Neo Lithium (“Neo Lithium” or the “Company”) is pleased to announce that Contemporary Amperex Technology, a Chinese battery manufacturer and technology company that specializes in the manufacturing of lithium-ion batteries for electric vehicles and energy storage systems, and battery management systems has provided notice to the Company of its intention to subscribe, through a subsidiary and pursuant to its Investor Rights Agreement (described below), on a non-brokered private placement basis, for 860,870 common shares of the Company (the “Shares”) at a price of C$3.05 per Share for aggregate gross proceeds to the Company of C$2,625,652 (the “Sidecar Placement”), to maintain its 8% equity interest in the Company.
Pursuant to the terms of an investor rights agreement between CATL and the Company (the “Investor Rights Agreement”), CATL holds a participation right to maintain its pro rata percentage holding in the Company. The right to the Sidecar Placement was triggered as a result of the “bought deal” private placement financing of special warrants of the Company (“Special Warrants”) previously announced by the Company on January 20, 2021 (the “Brokered Offering”). Pursuant to its rights under the Investor Rights Agreement, and in parallel to the terms of the Brokered Offering, CATL shall be entitled to an additional 10% of the Shares for no additional consideration should the Company not receive a final receipt by the Ontario Securities Commission for a (final) short form prospectus qualifying the distribution of the Shares underlying the Special Warrants within two months of the closing of the Brokered Offering, scheduled for February 10, 2021.
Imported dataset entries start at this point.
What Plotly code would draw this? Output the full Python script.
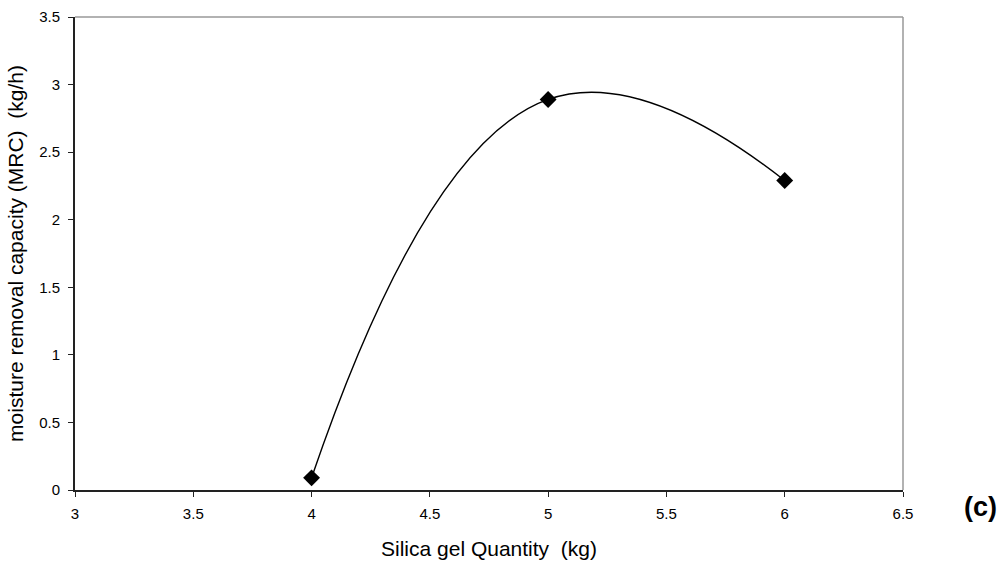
import plotly.graph_objects as go

silica_kg = [4, 5, 6]
mrc_kgh = [0.09, 2.89, 2.29]

x_ticks = [3, 3.5, 4, 4.5, 5, 5.5, 6, 6.5]
y_ticks = [0, 0.5, 1, 1.5, 2, 2.5, 3, 3.5]

FONT = "Liberation Sans, Arial, sans-serif"

fig = go.Figure()
fig.add_trace(go.Scatter(
    x=silica_kg, y=mrc_kgh, mode="lines+markers",
    line=dict(color="black", width=1.4, shape="spline", smoothing=1.3),
    marker=dict(symbol="diamond", size=13, color="black"),
    showlegend=False, cliponaxis=False,
))

fig.update_layout(
    width=1008, height=565,
    margin=dict(l=75, r=105, t=17, b=75),
    paper_bgcolor="white", plot_bgcolor="white",
    font=dict(family=FONT, color="black"),
    xaxis=dict(
        range=[3, 6.5], tickvals=x_ticks, ticktext=[f"{v:g}" for v in x_ticks],
        showgrid=False, zeroline=False, automargin=False,
        showline=True, linecolor="#222", linewidth=2,
        ticks="outside", ticklen=5, tickcolor="#222", tickwidth=1,
        tickfont=dict(size=15), ticklabelstandoff=4,
        title=dict(text="Silica gel Quantity  (kg)", font=dict(size=21), standoff=20),
    ),
    yaxis=dict(
        range=[0, 3.5], tickvals=y_ticks, ticktext=[f"{v:g}" for v in y_ticks],
        showgrid=False, zeroline=False, automargin=False,
        showline=True, linecolor="#222", linewidth=2,
        ticks="outside", ticklen=5, tickcolor="#222", tickwidth=1,
        tickfont=dict(size=15), ticklabelstandoff=5,
        title=dict(text="moisture removal capacity (MRC)  (kg/h)", font=dict(size=21), standoff=10),
    ),
    shapes=[
        dict(type="line", xref="paper", yref="paper", x0=0, x1=1, y0=1, y1=1,
             line=dict(color="#999", width=1.5)),
        dict(type="line", xref="paper", yref="paper", x0=1, x1=1, y0=0, y1=1,
             line=dict(color="#999", width=1.5)),
    ],
    annotations=[
        dict(text="<b>(c)</b>", xref="paper", yref="paper", x=(980 - 75) / 828,
             y=-(507 - 490) / 473, xanchor="center", yanchor="middle",
             showarrow=False, font=dict(size=27, family=FONT)),
    ],
)

fig.write_html("out.html")
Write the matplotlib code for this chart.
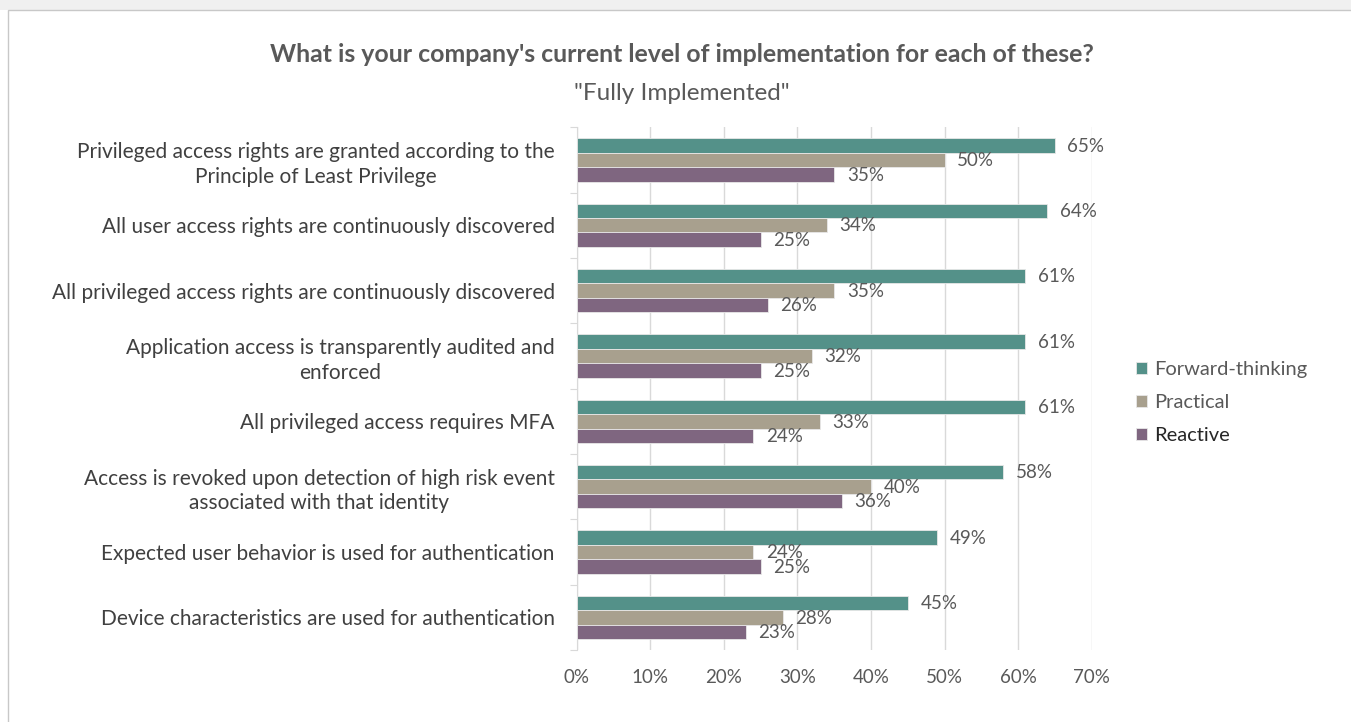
import numpy as np
import matplotlib
matplotlib.use("Agg")
import matplotlib.pyplot as plt
from matplotlib.patches import Rectangle

plt.rcParams['font.family'] = ['Lato', 'DejaVu Sans']

categories = [
    "Privileged access rights are granted according to the\nPrinciple of Least Privilege",
    "All user access rights are continuously discovered",
    "All privileged access rights are continuously discovered",
    "Application access is transparently audited and\nenforced",
    "All privileged access requires MFA",
    "Access is revoked upon detection of high risk event\nassociated with that identity",
    "Expected user behavior is used for authentication",
    "Device characteristics are used for authentication",
]
forward = [65, 64, 61, 61, 61, 58, 49, 45]
practical = [50, 34, 35, 32, 33, 40, 24, 28]
reactive = [35, 25, 26, 25, 24, 36, 25, 23]
series_names = ["Forward-thinking", "Practical", "Reactive"]
colors = ["#549189", "#A8A08E", "#7F6680"]
xticks = [0, 10, 20, 30, 40, 50, 60, 70]

fig = plt.figure(figsize=(13.51, 7.22), dpi=100)
fig.patch.set_facecolor("white")

# screenshot frame
fig.patches.append(Rectangle((0, 1 - 10 / 722), 1, 10 / 722, transform=fig.transFigure,
                             facecolor="#f0f0f0", edgecolor="none", zorder=-5))
fig.patches.append(Rectangle((8 / 1351, -0.01), 1.1, 1 - 10 / 722 + 0.01, transform=fig.transFigure,
                             facecolor="white", edgecolor="#c8c8c8", linewidth=1, zorder=-5))

ax = fig.add_axes([0.427, 0.0997, 0.381, 0.724])
ax.set_zorder(2)

y = np.arange(len(categories))
h = 0.22
data = [forward, practical, reactive]
offsets = [-h, 0, h]
for vals, off, col, name in zip(data, offsets, colors, series_names):
    bars = ax.barh(y + off, vals, height=h, color=col, edgecolor="#e8e8e8", linewidth=0.6,
                   label=name, zorder=3)
    for b, v in zip(bars, vals):
        ax.annotate(f"{v}%", (b.get_width(), b.get_y() + b.get_height() / 2),
                    xytext=(9, -0.5), textcoords="offset points", va="center", ha="left",
                    fontsize=13.5, color="#595959")

ax.set_xlim(0, 70)
ax.set_ylim(len(categories) - 0.5, -0.5)
ax.set_xticks(xticks)
ax.set_xticklabels([f"{t}%" for t in xticks], fontsize=13.5, color="#595959")
ax.tick_params(axis="x", length=0, pad=14)
ax.grid(axis="x", color="#d9d9d9", linewidth=1, zorder=0)

ax.set_yticks(np.arange(-0.5, len(categories) + 0.5, 1))
ax.set_yticklabels([])
ax.tick_params(axis="y", which="major", length=5, color="#d9d9d9", direction="out")
ax.set_yticks(y, minor=True)
ax.set_yticklabels(categories, minor=True, fontsize=15, color="#404040",
                   linespacing=1.3, multialignment="center")
ax.tick_params(axis="y", which="minor", length=0, pad=16)

for s in ["top", "right", "bottom"]:
    ax.spines[s].set_visible(False)
ax.spines["left"].set_color("#d9d9d9")

fig.text(0.505, 0.924, "What is your company's current level of implementation for each of these?",
         ha="center", va="center", fontsize=17.9, fontweight="bold", color="#595959")
fig.text(0.505, 0.870, '"Fully Implemented"', ha="center", va="center", fontsize=17.5, color="#595959")

leg = fig.legend(loc="center left", bbox_to_anchor=(0.8275, 0.442), frameon=False, fontsize=14.5,
                 handlelength=0.55, handleheight=0.55, handletextpad=0.35, labelspacing=0.8)
for t in leg.get_texts():
    t.set_color("#595959")
leg.get_texts()[2].set_color("#262626")

fig.savefig("out.png", dpi=100)
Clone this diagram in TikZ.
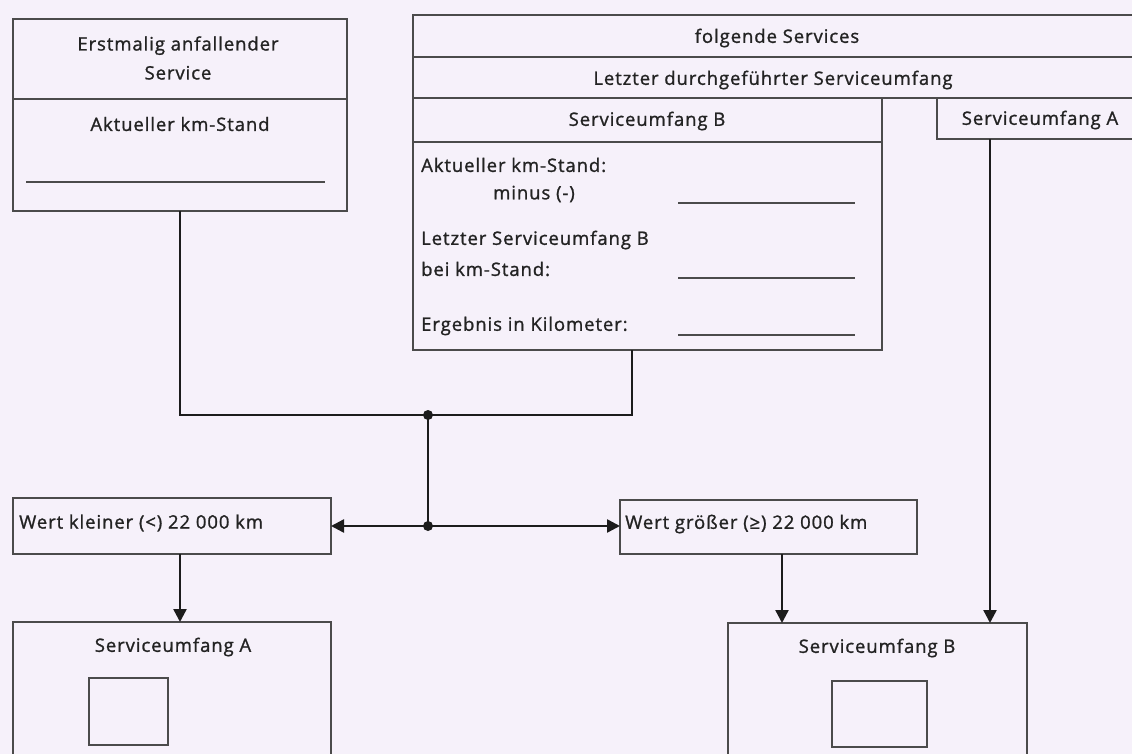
\documentclass[tikz,border=0pt]{standalone}
\usepackage{fontspec}
\setmainfont{Open Sans}[LetterSpace=5,FakeBold=1.2]
\usetikzlibrary{arrows.meta}
\definecolor{bg}{RGB}{246,241,250}
\definecolor{boxc}{RGB}{75,75,75}
\definecolor{txtc}{RGB}{35,35,35}
\definecolor{conc}{RGB}{28,28,28}
\begin{document}
\begin{tikzpicture}[x=1pt,y=-1pt,
  box/.style={draw=boxc, line width=1.4pt, rectangle, anchor=north west, inner sep=0pt, outer sep=0pt},
  txt/.style={text=txtc, font=\fontsize{18.5}{29}\selectfont, inner sep=0pt},
  blank/.style={draw=boxc, line width=1.4pt},
  con/.style={draw=conc, line width=2.4pt},
  arr/.style={con, -{Triangle[length=13pt,width=13pt]}},
  dot/.style={fill=conc}]
\useasboundingbox (0,0) rectangle (1132,754);
\fill[bg] (0,0) rectangle (1132,754);
\clip (0,0) rectangle (1132,754);
% left top box
\node[box, minimum width=334pt, minimum height=80pt] (ftop) at (13,19) {};
\node[box, minimum width=334pt, minimum height=112pt] (fbot) at (13,99) {};
\node[txt, align=center] (t1) at (178,58) {Erstmalig anfallender\\Service};
\node[txt] (t2) at (180,124) {Aktueller km-Stand};
\draw[blank] (26,182) -- (325,182);
% top right
\node[box, minimum width=740pt, minimum height=42pt] (fs) at (413,15) {};
\node[txt] (tfs) at (777,38) {folgende Services};
\node[box, minimum width=740pt, minimum height=41pt] (ld) at (413,57) {};
\node[txt] (tld) at (773,80) {Letzter durchgeführter Serviceumfang};
\node[box, minimum width=469pt, minimum height=44pt] (sbh) at (413,98) {};
\node[txt] (tsbh) at (647,121) {Serviceumfang B};
\node[box, minimum width=469pt, minimum height=208pt] (sbb) at (413,142) {};
\node[box, minimum width=220pt, minimum height=41pt] (sa) at (937,98) {};
\node[txt] (tsa) at (1040,120) {Serviceumfang A};
\node[txt, anchor=west] (b1) at (421,165) {Aktueller km-Stand:};
\node[txt, anchor=west] (b2) at (493,194) {minus (-)};
\node[txt, anchor=west] (b3) at (421,240) {Letzter Serviceumfang B};
\node[txt, anchor=west] (b4) at (421,269) {bei km-Stand:};
\node[txt, anchor=west] (b5) at (421,326) {Ergebnis in Kilometer:};
\draw[blank] (678,203) -- (855,203);
\draw[blank] (678,278) -- (855,278);
\draw[blank] (678,335) -- (855,335);
% decision boxes
\node[box, minimum width=318pt, minimum height=56pt] (wk) at (13,498) {};
\node[txt, anchor=west] (twk) at (19,523) {Wert kleiner (<) 22 000 km};
\node[box, minimum width=297pt, minimum height=54pt] (wg) at (620,500) {};
\node[txt, anchor=west] (twg) at (625,524) {Wert größer (≥) 22 000 km};
% bottom boxes
\node[box, minimum width=318pt, minimum height=200pt] (oa) at (13,622) {};
\node[txt] (toa) at (173,647) {Serviceumfang A};
\node[box, minimum width=79pt, minimum height=67pt] (ia) at (89,678) {};
\node[box, minimum width=299pt, minimum height=200pt] (ob) at (728,623) {};
\node[txt] (tob) at (877,648) {Serviceumfang B};
\node[box, minimum width=95pt, minimum height=66pt] (ib) at (832,681) {};
% connectors
\coordinate (fo) at (180,211);
\coordinate (so) at (632,350);
\coordinate (j1) at (428,415);
\coordinate (j2) at (428,526);
\coordinate (gx) at (782,554);
\coordinate (ax) at (990,139);
\draw[con] (fo) |- (j1) -| (so);
\draw[con] (j1) -- (j2);
\draw[arr] (j2) -- (wk.east |- j2);
\draw[arr] (j2) -- (wg.west |- j2);
\draw[arr] (wk.south -| fo) -- (oa.north -| fo);
\draw[arr] (gx) -- (gx |- ob.north);
\draw[arr] (ax) -- (ax |- ob.north);
\fill[dot] (j1) circle (5);
\fill[dot] (j2) circle (5);
\end{tikzpicture}
\end{document}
The Company intends to use the net proceeds from the Sidecar Placement to fund development work at the 3Q Lithium Project located in Catamarca, Argentina and for working capital and general corporate purposes.
The Sidecar Placement is scheduled to close within 45 days of the date hereof (the “Closing Date”) and is subject to certain conditions including, but not limited to, the receipt of all necessary approvals including customary approval from the government of the People’s Republic of China, the approval of the TSX Venture Exchange and any required securities regulatory authorities, and signing of a subscription agreement.
This press release shall not constitute an offer to sell or the solicitation of an offer to buy nor shall there be any sale of the securities in any state in which such offer, solicitation or sale would be unlawful. The securities being offered have not been, nor will they be, registered under the 1933 Act and may not be offered or sold in the United States absent registration or an applicable exemption from the registration requirements of the 1933 Act, as amended, and application state securities laws.